WHAT THE EXERCISE ASKS
Reproduce, character for character, the lines below from the first through the one with "0.90,0.91,0.92,0.93,0.94,0.95,0.96,0.97,0.98,0.99,1.00];". Leave pictures out.

INFORMATION PROVIDED
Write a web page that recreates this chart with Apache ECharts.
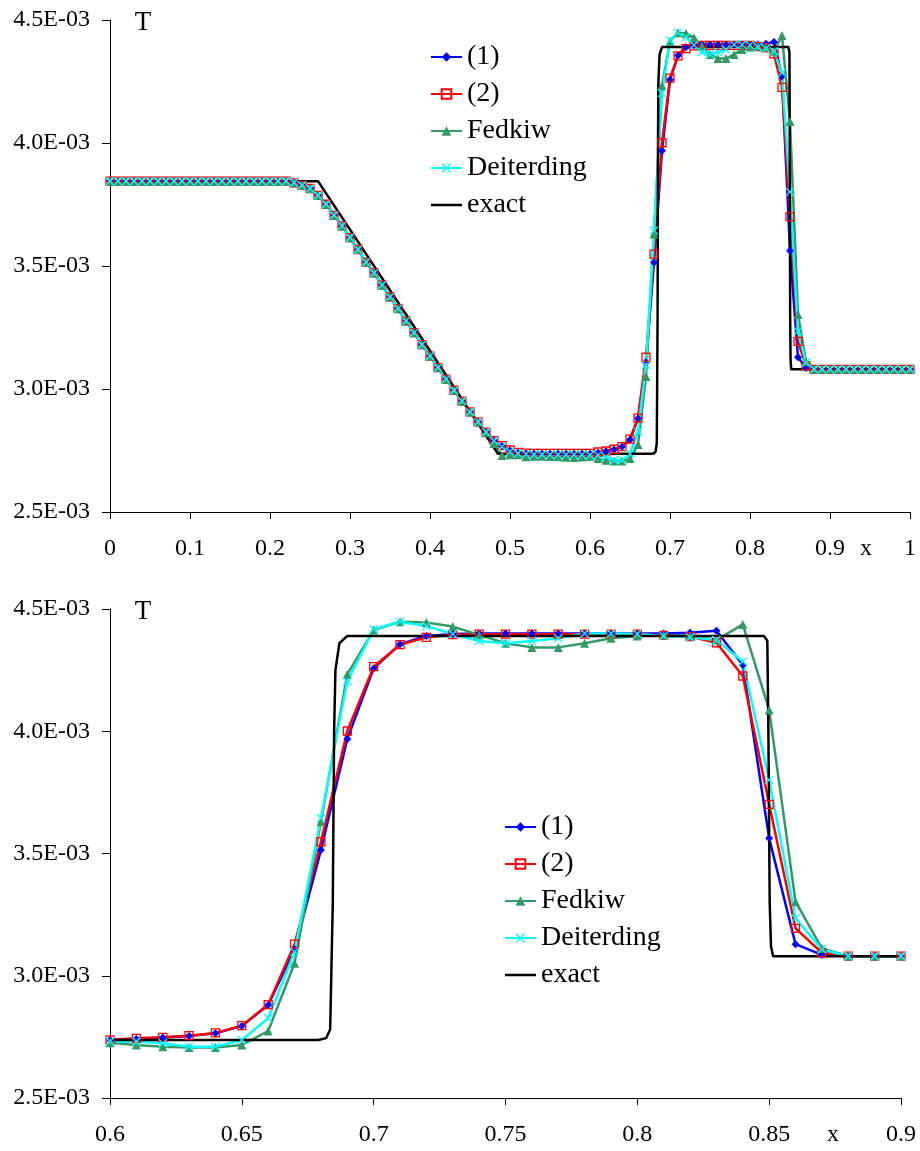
<!DOCTYPE html>
<html>
<head>
<meta charset="utf-8">
<script src="https://cdn.jsdelivr.net/npm/echarts@6/dist/echarts.min.js"></script>
<style>
html,body{margin:0;padding:0;background:#fff;}
#chart{width:920px;height:1151px;}
</style>
</head>
<body>
<div id="chart"></div>
<script>
// x positions of the numerical samples
const xs = [0,0.01,0.02,0.03,0.04,0.05,0.06,0.07,0.08,0.09,
0.10,0.11,0.12,0.13,0.14,0.15,0.16,0.17,0.18,0.19,
0.20,0.21,0.22,0.23,0.24,0.25,0.26,0.27,0.28,0.29,
0.30,0.31,0.32,0.33,0.34,0.35,0.36,0.37,0.38,0.39,
0.40,0.41,0.42,0.43,0.44,0.45,0.46,0.47,0.48,0.49,
0.50,0.51,0.52,0.53,0.54,0.55,0.56,0.57,0.58,0.59,
0.60,0.61,0.62,0.63,0.64,0.65,0.66,0.67,0.68,0.69,
0.70,0.71,0.72,0.73,0.74,0.75,0.76,0.77,0.78,0.79,
0.80,0.81,0.82,0.83,0.84,0.85,0.86,0.87,0.88,0.89,
0.90,0.91,0.92,0.93,0.94,0.95,0.96,0.97,0.98,0.99,1.00];

// T values in units of 1E-03
const T1 = [3.845,3.845,3.845,3.845,3.845,3.845,3.845,3.845,3.845,3.845,
3.845,3.845,3.845,3.845,3.845,3.845,3.845,3.845,3.845,3.845,
3.845,3.845,3.845,3.838,3.828,3.815,3.787,3.751,3.706,3.663,
3.615,3.567,3.516,3.472,3.422,3.374,3.327,3.276,3.229,3.180,
3.134,3.087,3.040,2.995,2.951,2.907,2.866,2.825,2.790,2.768,
2.750,2.741,2.738,2.737,2.737,2.737,2.737,2.737,2.737,2.737,
2.737,2.741,2.747,2.754,2.765,2.794,2.880,3.108,3.514,3.968,
4.257,4.356,4.390,4.398,4.400,4.400,4.400,4.400,4.400,4.400,
4.400,4.400,4.403,4.411,4.271,3.562,3.129,3.085,3.080,3.080,
3.080,3.080,3.080,3.080,3.080,3.080,3.080,3.080,3.080,3.080,3.080];

const T2 = [3.845,3.845,3.845,3.845,3.845,3.845,3.845,3.845,3.845,3.845,
3.845,3.845,3.845,3.845,3.845,3.845,3.845,3.845,3.845,3.845,
3.845,3.845,3.845,3.838,3.828,3.815,3.787,3.751,3.706,3.663,
3.615,3.567,3.516,3.472,3.422,3.374,3.327,3.276,3.229,3.180,
3.134,3.087,3.040,2.995,2.951,2.907,2.866,2.825,2.790,2.770,
2.752,2.742,2.739,2.738,2.738,2.738,2.738,2.738,2.738,2.738,
2.738,2.744,2.748,2.755,2.766,2.796,2.882,3.129,3.548,4.001,
4.264,4.354,4.384,4.395,4.397,4.397,4.397,4.397,4.397,4.397,
4.397,4.392,4.387,4.362,4.226,3.701,3.194,3.094,3.080,3.080,
3.080,3.080,3.080,3.080,3.080,3.080,3.080,3.080,3.080,3.080,3.080];

const TFedkiw = [3.845,3.845,3.845,3.845,3.845,3.845,3.845,3.845,3.845,3.845,
3.845,3.845,3.845,3.845,3.845,3.845,3.845,3.845,3.845,3.845,
3.845,3.845,3.845,3.838,3.828,3.815,3.787,3.751,3.706,3.663,
3.615,3.567,3.516,3.472,3.422,3.374,3.327,3.276,3.229,3.180,
3.134,3.087,3.040,2.995,2.951,2.907,2.866,2.822,2.778,2.730,
2.733,2.733,2.725,2.727,2.727,2.726,2.725,2.723,2.722,2.724,
2.726,2.717,2.710,2.707,2.707,2.717,2.774,3.051,3.630,4.233,
4.414,4.448,4.445,4.428,4.394,4.360,4.343,4.343,4.360,4.380,
4.390,4.394,4.390,4.373,4.437,4.087,3.303,3.112,3.081,3.080,
3.080,3.080,3.080,3.080,3.080,3.080,3.080,3.080,3.080,3.080,3.080];

const TDeiterding = [3.845,3.845,3.845,3.845,3.845,3.845,3.845,3.845,3.845,3.845,
3.845,3.845,3.845,3.845,3.845,3.845,3.845,3.845,3.845,3.845,
3.845,3.845,3.845,3.838,3.828,3.815,3.787,3.751,3.706,3.663,
3.615,3.567,3.516,3.472,3.422,3.374,3.327,3.276,3.229,3.180,
3.134,3.087,3.040,2.995,2.951,2.907,2.866,2.825,2.790,2.765,
2.745,2.738,2.735,2.733,2.733,2.733,2.733,2.733,2.733,2.733,
2.731,2.731,2.724,2.710,2.710,2.737,2.826,3.098,3.644,4.203,
4.417,4.448,4.430,4.398,4.369,4.360,4.369,4.380,4.400,4.400,
4.398,4.390,4.384,4.373,4.285,3.801,3.235,3.108,3.080,3.080,
3.080,3.080,3.080,3.080,3.080,3.080,3.080,3.080,3.080,3.080,3.080];

// exact solution (breakpoints)
const exactX = [0,0.26,0.485,0.679,0.682,0.6835,0.6845,0.685,0.6855,0.687,0.690,
0.848,0.8493,0.8497,0.8502,0.8507,0.8515,1.0];
const exactT = [3.845,3.845,2.737,2.737,2.745,2.78,3.3,4.0,4.25,4.36,4.39,
4.39,4.37,4.0,3.3,3.12,3.08,3.08];

const seriesNames = ['(1)','(2)','Fedkiw','Deiterding','exact'];
const yTicks = {min:2.5, max:4.5, interval:0.5};
const xTop = {min:0, max:1, interval:0.1};
const xBottom = {min:0.6, max:0.9, interval:0.05};

const FONT = 'Liberation Serif';
const pairs = (xa, ya) => xa.map((x, i) => [x, ya[i]]);
const crossPath = 'path://M1,0 L5,4 L9,0 L10,1 L6,5 L10,9 L9,10 L5,6 L1,10 L0,9 L4,5 L0,1 Z';
const lineIcon = 'path://M0,0 L31,0 L31,2.5 L0,2.5 Z';

function makeSeries(gi) {
  const base = {type:'line', xAxisIndex:gi, yAxisIndex:gi, clip:true, silent:true,
    animation:false, emphasis:{disabled:true}};
  return [
    Object.assign({}, base, {name:'(1)', data:pairs(xs,T1), symbol:'diamond', symbolSize:8,
      lineStyle:{color:'#0000ff', width:2.5}, itemStyle:{color:'#0000ff'}}),
    Object.assign({}, base, {name:'(2)', data:pairs(xs,T2), symbol:'rect', symbolSize:8,
      lineStyle:{color:'#ff0000', width:2.5},
      itemStyle:{color:'rgba(255,255,255,0)', borderColor:'#ff0000', borderWidth:1.3}}),
    Object.assign({}, base, {name:'Fedkiw', data:pairs(xs,TFedkiw), symbol:'triangle', symbolSize:9,
      lineStyle:{color:'#339966', width:2.5}, itemStyle:{color:'#339966'}}),
    Object.assign({}, base, {name:'Deiterding', data:pairs(xs,TDeiterding), symbol:crossPath, symbolSize:9,
      lineStyle:{color:'#00ffff', width:2.5}, itemStyle:{color:'#00ffff'}}),
    Object.assign({}, base, {name:'exact', data:pairs(exactX,exactT), showSymbol:false, symbol:'none',
      lineStyle:{color:'#000000', width:2.5}, itemStyle:{color:'#000000'}})
  ];
}

function yAxis(gi) {
  return {type:'value', gridIndex:gi, min:yTicks.min, max:yTicks.max, interval:yTicks.interval,
    axisLine:{show:true, lineStyle:{color:'#000', width:1}},
    axisTick:{show:true, length:8, lineStyle:{color:'#000'}},
    splitLine:{show:false},
    axisLabel:{fontFamily:FONT, fontSize:24, color:'#000', margin:20,
      formatter: v => v.toFixed(1) + 'E-03'}};
}
function xAxis(gi, r) {
  return {type:'value', gridIndex:gi, min:r.min, max:r.max, interval:r.interval,
    axisLine:{show:true, onZero:false, lineStyle:{color:'#000', width:1}},
    axisTick:{show:true, length:7, lineStyle:{color:'#000'}},
    splitLine:{show:false},
    axisLabel:{fontFamily:FONT, fontSize:24, color:'#000', margin:25}};
}
function legend(left, top) {
  return {orient:'vertical', left:left, top:top, itemWidth:31, itemHeight:12, itemGap:9,
    selectedMode:false,
    data:seriesNames.map(n => n === 'exact'
      ? {name:n, icon:lineIcon, itemStyle:{color:'#000'}}
      : n),
    textStyle:{fontFamily:FONT, fontSize:28, color:'#000', lineHeight:28}};
}

const chart = echarts.init(document.getElementById('chart'), null, {renderer:'canvas'});
chart.setOption({
  animation:false,
  backgroundColor:'#fff',
  grid:[
    {left:110, top:20, width:800, height:492},
    {left:110, top:609, width:791, height:489}
  ],
  xAxis:[xAxis(0, xTop), xAxis(1, xBottom)],
  yAxis:[yAxis(0), yAxis(1)],
  legend:[legend(425, 38), legend(499, 808)],
  graphic:[
    {type:'text', x:143, y:23, style:{text:'T', fontFamily:FONT, fontSize:27, fill:'#000', align:'center', verticalAlign:'middle'}},
    {type:'text', x:143, y:612, style:{text:'T', fontFamily:FONT, fontSize:27, fill:'#000', align:'center', verticalAlign:'middle'}},
    {type:'text', x:866, y:549, style:{text:'x', fontFamily:FONT, fontSize:24, fill:'#000', align:'center', verticalAlign:'middle'}},
    {type:'text', x:833, y:1135, style:{text:'x', fontFamily:FONT, fontSize:24, fill:'#000', align:'center', verticalAlign:'middle'}}
  ],
  series: makeSeries(0).concat(makeSeries(1))
});
</script>
</body>
</html>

PROBLEM SOLUTION
Write a web page that recreates this chart with Apache ECharts.
<!DOCTYPE html>
<html>
<head>
<meta charset="utf-8">
<script src="https://cdn.jsdelivr.net/npm/echarts@6/dist/echarts.min.js"></script>
<style>
html,body{margin:0;padding:0;background:#fff;}
#chart{width:920px;height:1151px;}
</style>
</head>
<body>
<div id="chart"></div>
<script>
// x positions of the numerical samples
const xs = [0,0.01,0.02,0.03,0.04,0.05,0.06,0.07,0.08,0.09,
0.10,0.11,0.12,0.13,0.14,0.15,0.16,0.17,0.18,0.19,
0.20,0.21,0.22,0.23,0.24,0.25,0.26,0.27,0.28,0.29,
0.30,0.31,0.32,0.33,0.34,0.35,0.36,0.37,0.38,0.39,
0.40,0.41,0.42,0.43,0.44,0.45,0.46,0.47,0.48,0.49,
0.50,0.51,0.52,0.53,0.54,0.55,0.56,0.57,0.58,0.59,
0.60,0.61,0.62,0.63,0.64,0.65,0.66,0.67,0.68,0.69,
0.70,0.71,0.72,0.73,0.74,0.75,0.76,0.77,0.78,0.79,
0.80,0.81,0.82,0.83,0.84,0.85,0.86,0.87,0.88,0.89,
0.90,0.91,0.92,0.93,0.94,0.95,0.96,0.97,0.98,0.99,1.00];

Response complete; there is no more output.